Philadelphia

Metropolitik: Ultimately the numbers will decide the nominee

Based on numbers alone, it is very unlikely that Romney does not secure 
the GOP?nomination.

For complaints, suggestions and digital attaboys, e-mail us at brayden.simms@metro.us.

Rick Santorum added to his delegate count during the weekend with an overwhelming victory in the Kansas caucuses, taking more than half of all votes.

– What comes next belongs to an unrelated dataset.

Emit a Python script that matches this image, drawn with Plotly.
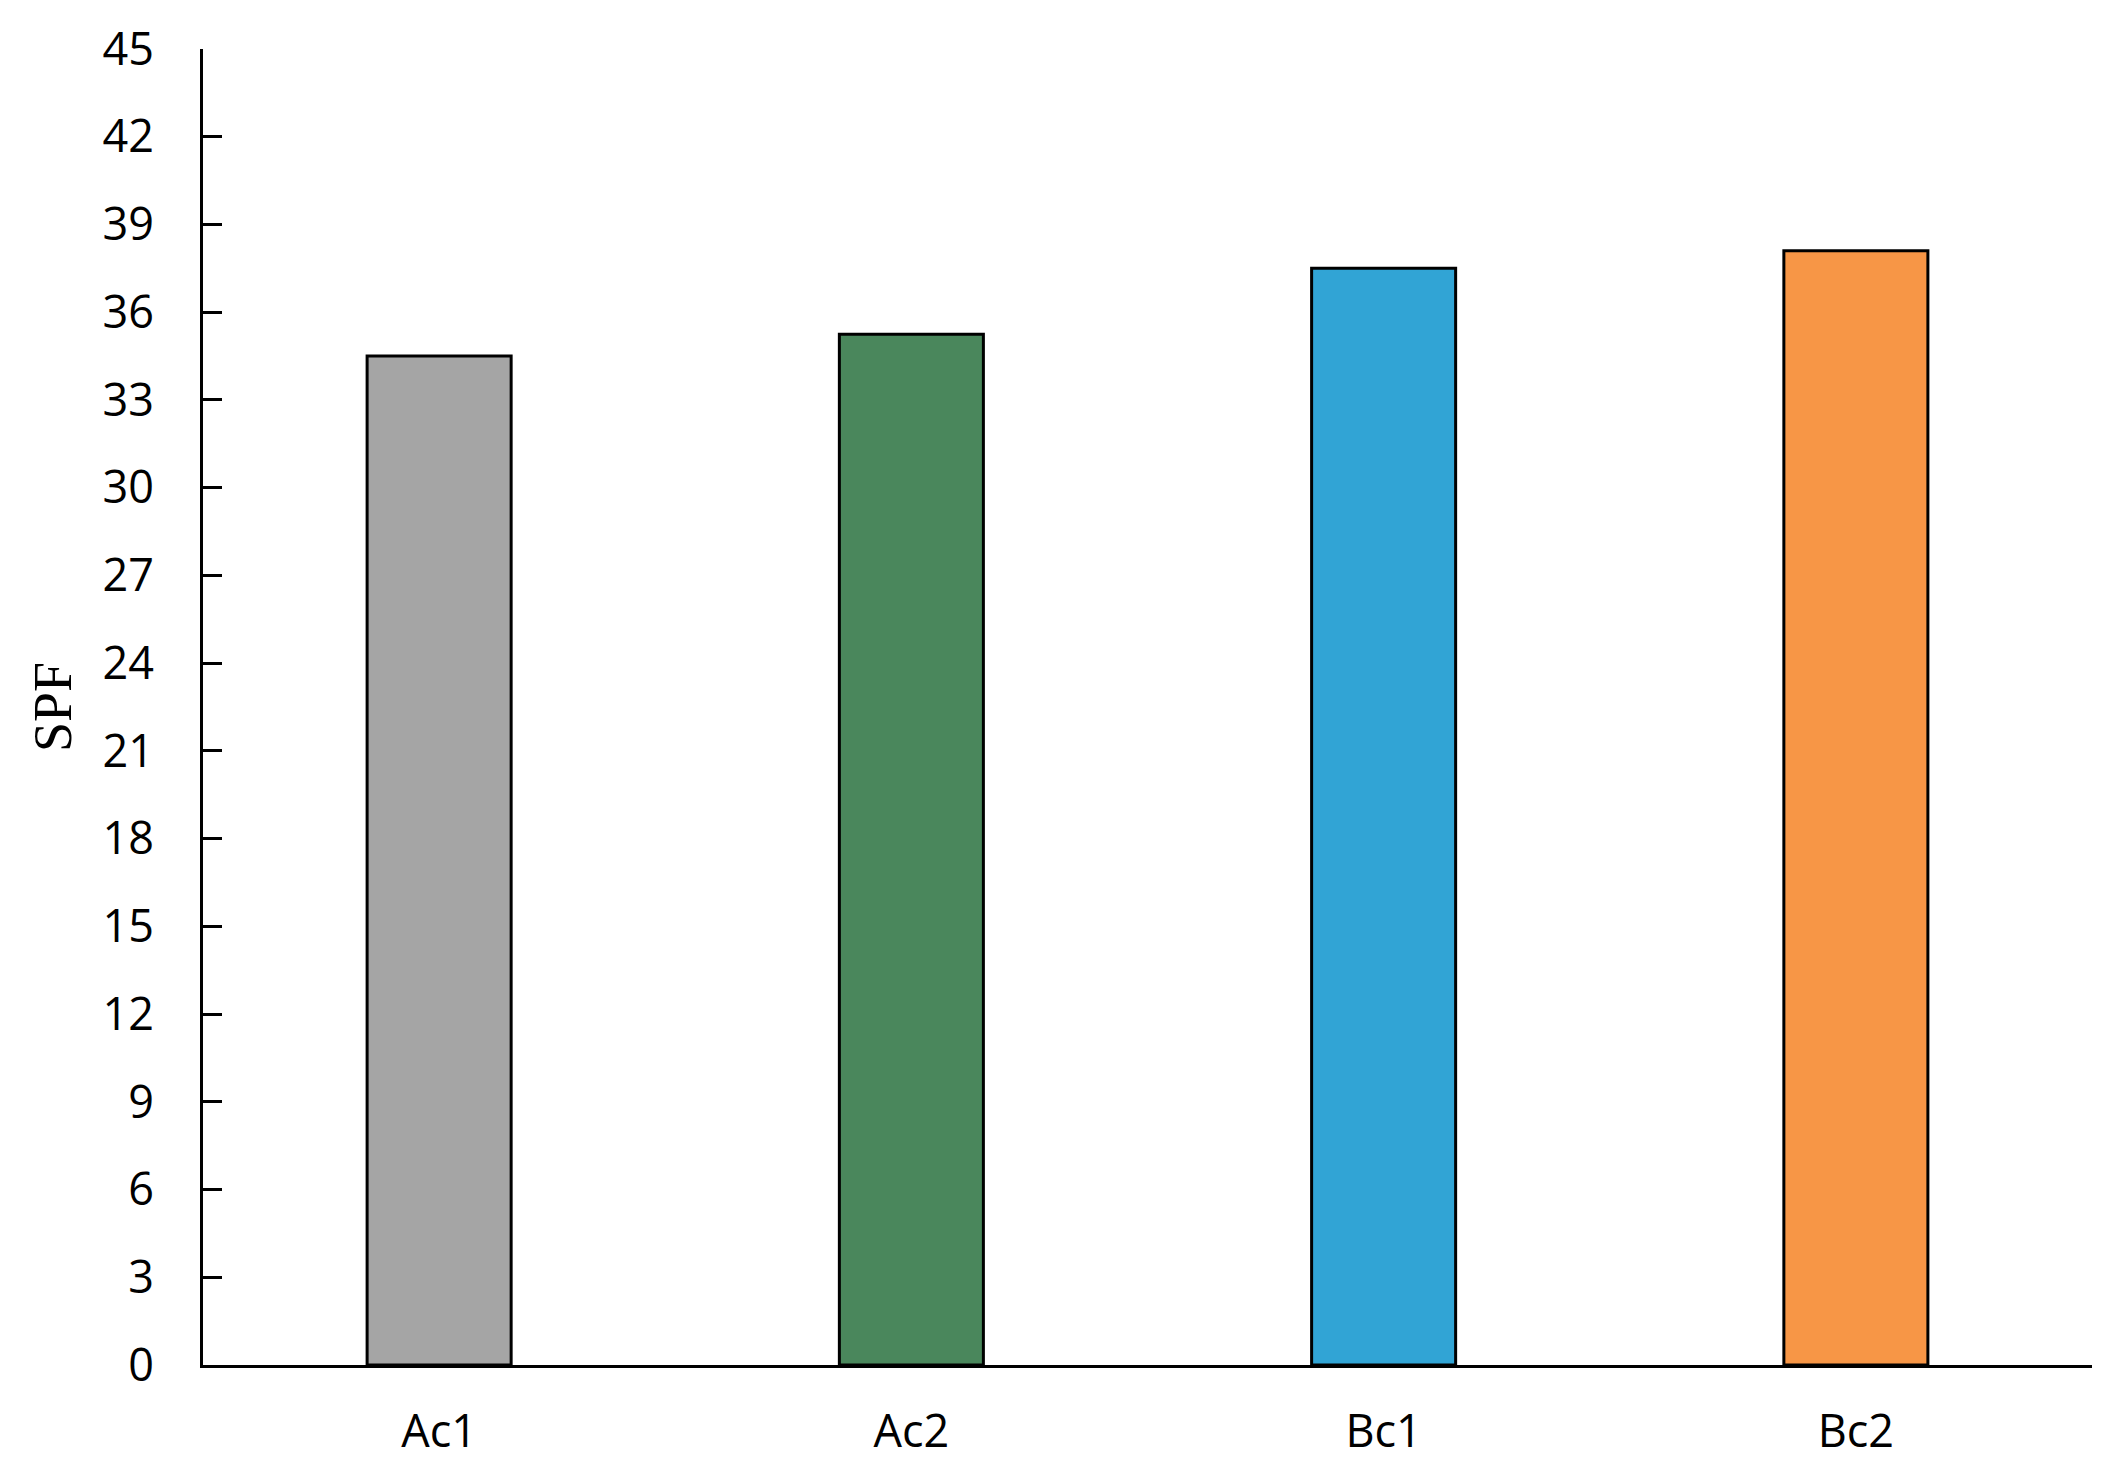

But contests in Wyoming, Guam and the Northern Mariana Islands, won by Mitt Romney, reinforce the new campaign reality: No matter how well any of the not-Romneys do, the math matters, and ultimately the numbers will decide the nominee.

See, the candidates are vying to secure enough delegates — done by winning states and/or congressional districts in the various elections — to win nomination before the August convention, and the magic number is 1,144. A candidate who secures that number of delegate votes will be declared the presidential nominee to take on Obama in November. Overwhelmingly, it’s looking like that candidate will — eventually, inevitably — be Romney.

This is no idle claim, but rather a fair analysis of the numbers. Following this weekend’s contests, Romney assumed an estimated count of 454 delegates to Santorum’s 217. (Gingrich and Paul claim fewer.) In other words, Romney has more than twice the number of his closest competitor; and with most upcoming elections awarding delegates proportionally, an alternate scenario looks improbable.
Santorum downplayed the delegate gap on “Meet the Press” yesterday after host David Gregory argued he’d need to win 61 percent of upcoming elections to overshoot Romney. “These numbers are going to change dramatically,” Santorum said. “A lot of these delegates are uncommitted.”

Santorum’s latter point is true enough; at this time, delegate counts are merely estimates and anything could, supposedly, happen. But his former point may be a decimal off: With Gingrich committed to “going all the way to Tampa,” the numbers just don’t add up. And numbers, unlike presidential hopefuls, don’t lie.